Kroger purchases white-labelled products so that they don’t have to make them themselves. Grocery stores don’t want the risk and expense of producing twenty different kinds of cereal, as well as all the other foods under their label.

The cereal producers sell white-labelled goods in order to access new markets. It’s easier to sell via an already established brand, so marketing things as Kroger brand is much easier than as “Brian’s Cereal Co”.

For software, it’s much the same. If you’re selling a service, it is far easier to access an existing market than to build one from scratch. And if you are a company that needs to offer a service that’s outside your core product, the case is not too different from any other build-vs-buy decision.

What to Look for in a White-label System

When you balance features against ease of deployment and maintainability in your white-label app, your list of priorities might look something like this:

  • Custom branding, same functionality>
  • Branding determined by the URL
  • Easy to add new versions of the app (with different logos, color schemes, copy, etc)
  • Easy to deploy a change to all versions at once.
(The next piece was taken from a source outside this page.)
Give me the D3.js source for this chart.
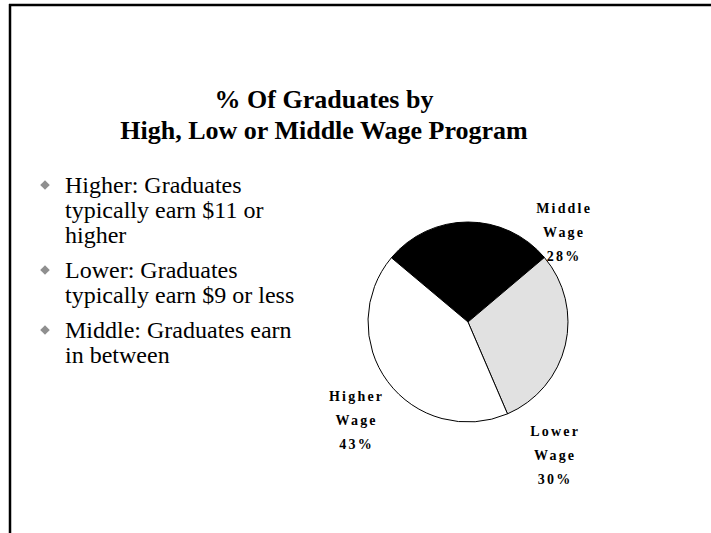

So with these goals in mind, here’s the process that’s worked out well for us on these last couple of projects.

How to Do It
  • Frontend code is built and deployed to an S3 bucket.

  • There is an AWS Cloudfront distribution fronting the S3 bucket.

    • Add your SSL certificate to the Cloudfront distribution. It will need to include all domains that should represent your app. If you don’t know them all up-front, you can change the certificate later, add a new distribution, or use a wildcard certificate if they will all be subdomains under your control.
    • Any domains that will be used for your server should be CNAMEd to your cloudfront url. It will look something like my-whitelabel.awesomeservice CNAME d2379hnhjoggu0.cloudfront.net.
    • If you have an api, it’s a good idea to add a cloudfront behavior to send /api/* requests to your api (that way, you can avoid worrying about CORS). Be sure to turn off all caching for this behavior, and to forward all headers. To mimic this during development, I like to use webpack dev server’s proxy option.
  • Upon a push to master, a CI/CD server creates a minified production build, and copies it up to the S3 bucket. Then it creates an invalidation for the cloudfront distribution, saying “there’s a new version out there, pick up the new code!”

  • When the code lands in a user’s browser, it needs to figure out what branding to display. The javascript should look through a list of potential domains where it might be hosted, and choose the branding associated with the one that matches window.location.origin.

Considerations

We think this works pretty well on its own, but there are some things to think about.

First, each version of the white-label must include information about all configuration options. The configuration doesn’t take up a significant portion of bundle size but this may be something to look into.

Second, adding a new version of the app isn’t difficult but it does require a code change and deploy. Consider making a simple control page where a non-technical admin could add a new domain or change branding for an existing one. For our two projects, an admin page didn’t fit with the clients’ timeline goals, but they wouldn’t be difficult to add in the future.

Finally, every white-label project is going to come with its own unique requirements so be ready to customize your process as necessary.